Exercise prompt: Set the data down again, exactly as it reads, but without the pictures.

Provided material:

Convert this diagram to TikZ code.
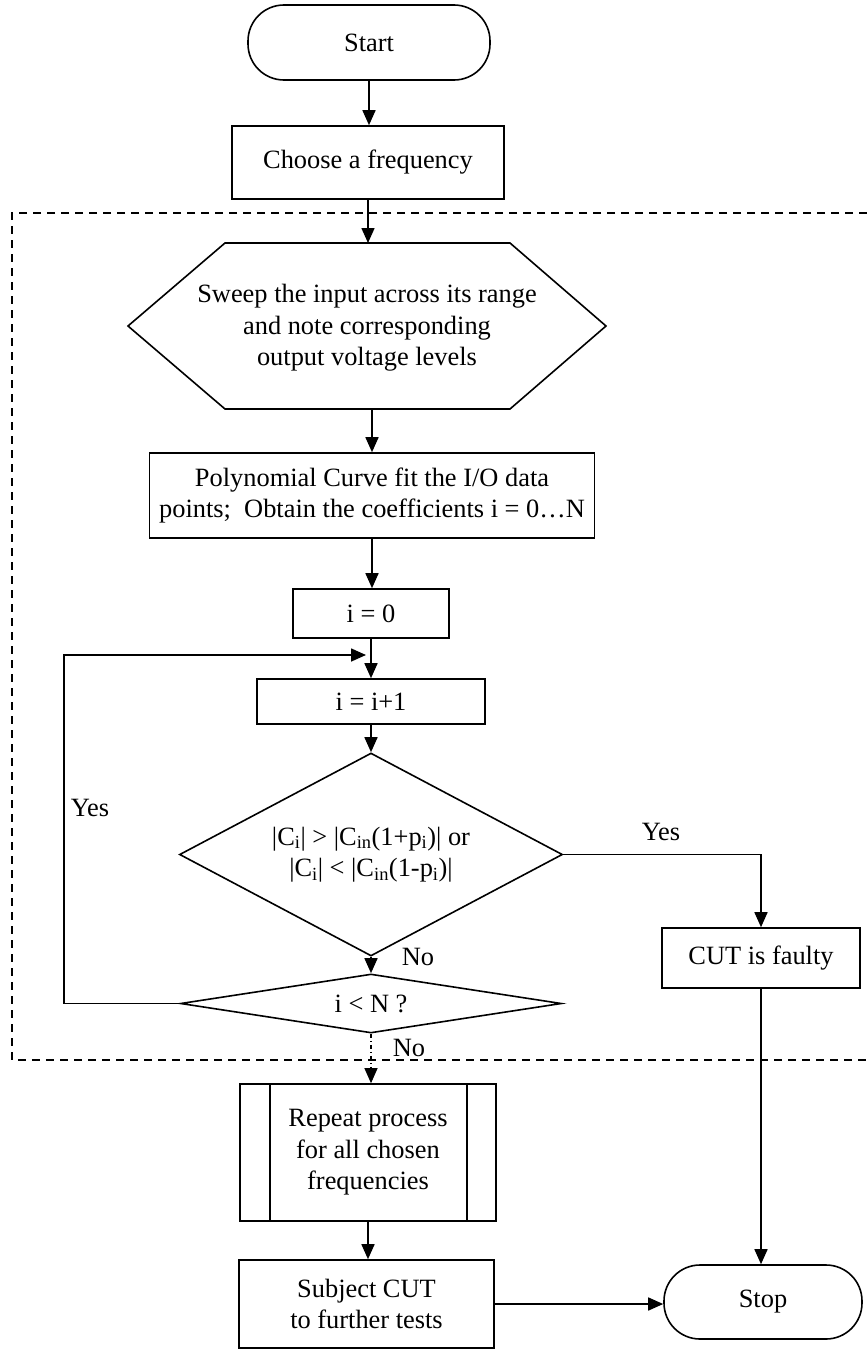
\documentclass[tikz,border=0pt]{standalone}
\usepackage{fontspec}
\setmainfont{Liberation Serif}
\usetikzlibrary{arrows.meta,shapes.geometric,calc}
\newcommand\fz{\fontsize{26.4}{31.5}\selectfont}
\newcommand\sbs[1]{\textsubscript{#1}}
\tikzset{
  base/.style={draw, line width=1.6pt, inner sep=0pt, align=center, font=\fz},
  box/.style={base, rectangle},
  term/.style={base, rectangle, rounded corners=36pt},
  dia/.style={base, diamond},
  arr/.style={line width=1.6pt, -{Triangle[length=15pt,width=13pt]}},
  dotarr/.style={line width=1.1pt, dash pattern=on 4pt off 3pt on 1pt off 3pt, -{Triangle[length=15pt,width=13pt]}},
  lbl/.style={inner sep=0pt, font=\fz},
  region/.style={line width=1.8pt, dash pattern=on 8pt off 6pt},
}
\begin{document}
\begin{tikzpicture}[x=1pt,y=-1pt]
\useasboundingbox (0,0) rectangle (867,1349);
% dashed region
\draw[region] (867,213) -- (12,213) -- (12,1060) -- (867,1060);
% nodes
\node[term, minimum width=242pt, minimum height=75pt] (start) at (369,42.5) {Start};
\node[box, minimum width=272pt, minimum height=73pt] (choose) at (368,162.5) {Choose a frequency};
\draw[line width=1.6pt] (128,326) -- (225,243) -- (510,243) -- (606,326) -- (510,409) -- (225,409) -- cycle;
\node[lbl, align=center] (sweep) at (367,328) {Sweep the input across its range\\and note corresponding\\output voltage levels};
\coordinate (hexT) at (368,243);
\coordinate (hexB) at (372,409);
\node[box, minimum width=445pt, minimum height=85pt] (poly) at (372,495.5) {Polynomial Curve fit the I/O data\\points;\ \ Obtain the coefficients i = 0…N};
\node[box, minimum width=156pt, minimum height=49pt] (i0) at (371,613.5) {i = 0};
\node[box, minimum width=228pt, minimum height=45pt] (ii) at (371,701.5) {i = i+1};
\node[dia, shape aspect=1.887, minimum width=383pt, minimum height=203pt] (d1) at (371,854.5) {|C\sbs{i}| > |C\sbs{in}(1+p\sbs{i})| or\\|C\sbs{i}| < |C\sbs{in}(1-p\sbs{i})|};
\node[dia, shape aspect=6.46, minimum width=381pt, minimum height=59pt] (d2) at (371,1003.5) {i < N ?};
\node[box, minimum width=198pt, minimum height=60pt] (cut) at (761,958) {CUT is faulty};
\node[box, minimum width=256pt, minimum height=137pt] (rep) at (368,1152.5) {Repeat process\\for all chosen\\frequencies};
\draw[line width=1.6pt] ($(rep.north west)+(31,0)$) -- ($(rep.south west)+(31,0)$);
\draw[line width=1.6pt] ($(rep.north east)+(-30,0)$) -- ($(rep.south east)+(-30,0)$);
\node[box, minimum width=255pt, minimum height=88pt] (subj) at (366.5,1304) {Subject CUT\\to further tests};
\node[term, minimum width=198pt, minimum height=74pt] (stop) at (763,1302) {Stop};
% labels
\node[lbl] (yesl) at (90,808) {Yes};
\node[lbl] (yesr) at (661,832) {Yes};
\node[lbl] (no1) at (418,957) {No};
\node[lbl] (no2) at (409,1048) {No};
% connectors
\coordinate (jn) at (366,655);
\coordinate (lc) at (64,655);
\draw[arr] (start.south) -- (start.south |- choose.north);
\draw[arr] (choose.south) -- (hexT);
\draw[arr] (hexB) -- (hexB |- poly.north);
\draw[arr] (poly.south) -- (poly.south |- i0.north);
\draw[arr] (i0.south) -- (i0.south |- ii.north);
\draw[arr] (d2.west) -| (lc) -- (jn);
\draw[arr] (ii.south) -- (d1.north);
\draw[arr] (d1.south) -- (d2.north);
\draw[arr] (d1.east) -| (cut.north);
\draw[dotarr] (d2.south) -- (d2.south |- rep.north);
\draw[arr] (rep.south) -- (rep.south |- subj.north);
\draw[arr] (cut.south) -- (cut.south |- stop.north);
\draw[arr] (subj.east) -- (subj.east -| stop.west);
\end{tikzpicture}
\end{document}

Written solution:
Convert this diagram to TikZ code.
\documentclass[tikz,border=0pt]{standalone}
\usepackage{fontspec}
\setmainfont{Liberation Serif}
\usetikzlibrary{arrows.meta,shapes.geometric,calc}
\newcommand\fz{\fontsize{26.4}{31.5}\selectfont}
\newcommand\sbs[1]{\textsubscript{#1}}
\tikzset{
  base/.style={draw, line width=1.6pt, inner sep=0pt, align=center, font=\fz},
  box/.style={base, rectangle},
  term/.style={base, rectangle, rounded corners=36pt},
  dia/.style={base, diamond},
  arr/.style={line width=1.6pt, -{Triangle[length=15pt,width=13pt]}},
  dotarr/.style={line width=1.1pt, dash pattern=on 4pt off 3pt on 1pt off 3pt, -{Triangle[length=15pt,width=13pt]}},
  lbl/.style={inner sep=0pt, font=\fz},
  region/.style={line width=1.8pt, dash pattern=on 8pt off 6pt},
}
\begin{document}
\begin{tikzpicture}[x=1pt,y=-1pt]
\useasboundingbox (0,0) rectangle (867,1349);
% dashed region
\draw[region] (867,213) -- (12,213) -- (12,1060) -- (867,1060);
% nodes
\node[term, minimum width=242pt, minimum height=75pt] (start) at (369,42.5) {Start};
\node[box, minimum width=272pt, minimum height=73pt] (choose) at (368,162.5) {Choose a frequency};
\draw[line width=1.6pt] (128,326) -- (225,243) -- (510,243) -- (606,326) -- (510,409) -- (225,409) -- cycle;
\node[lbl, align=center] (sweep) at (367,328) {Sweep the input across its range\\and note corresponding\\output voltage levels};
\coordinate (hexT) at (368,243);
\coordinate (hexB) at (372,409);
\node[box, minimum width=445pt, minimum height=85pt] (poly) at (372,495.5) {Polynomial Curve fit the I/O data\\points;\ \ Obtain the coefficients i = 0…N};
\node[box, minimum width=156pt, minimum height=49pt] (i0) at (371,613.5) {i = 0};
\node[box, minimum width=228pt, minimum height=45pt] (ii) at (371,701.5) {i = i+1};
\node[dia, shape aspect=1.887, minimum width=383pt, minimum height=203pt] (d1) at (371,854.5) {|C\sbs{i}| > |C\sbs{in}(1+p\sbs{i})| or\\|C\sbs{i}| < |C\sbs{in}(1-p\sbs{i})|};
\node[dia, shape aspect=6.46, minimum width=381pt, minimum height=59pt] (d2) at (371,1003.5) {i < N ?};
\node[box, minimum width=198pt, minimum height=60pt] (cut) at (761,958) {CUT is faulty};
\node[box, minimum width=256pt, minimum height=137pt] (rep) at (368,1152.5) {Repeat process\\for all chosen\\frequencies};
\draw[line width=1.6pt] ($(rep.north west)+(31,0)$) -- ($(rep.south west)+(31,0)$);
\draw[line width=1.6pt] ($(rep.north east)+(-30,0)$) -- ($(rep.south east)+(-30,0)$);
\node[box, minimum width=255pt, minimum height=88pt] (subj) at (366.5,1304) {Subject CUT\\to further tests};
\node[term, minimum width=198pt, minimum height=74pt] (stop) at (763,1302) {Stop};
% labels
\node[lbl] (yesl) at (90,808) {Yes};
\node[lbl] (yesr) at (661,832) {Yes};
\node[lbl] (no1) at (418,957) {No};
\node[lbl] (no2) at (409,1048) {No};
% connectors
\coordinate (jn) at (366,655);
\coordinate (lc) at (64,655);
\draw[arr] (start.south) -- (start.south |- choose.north);
\draw[arr] (choose.south) -- (hexT);
\draw[arr] (hexB) -- (hexB |- poly.north);
\draw[arr] (poly.south) -- (poly.south |- i0.north);
\draw[arr] (i0.south) -- (i0.south |- ii.north);
\draw[arr] (d2.west) -| (lc) -- (jn);
\draw[arr] (ii.south) -- (d1.north);
\draw[arr] (d1.south) -- (d2.north);
\draw[arr] (d1.east) -| (cut.north);
\draw[dotarr] (d2.south) -- (d2.south |- rep.north);
\draw[arr] (rep.south) -- (rep.south |- subj.north);
\draw[arr] (cut.south) -- (cut.south |- stop.north);
\draw[arr] (subj.east) -- (subj.east -| stop.west);
\end{tikzpicture}
\end{document}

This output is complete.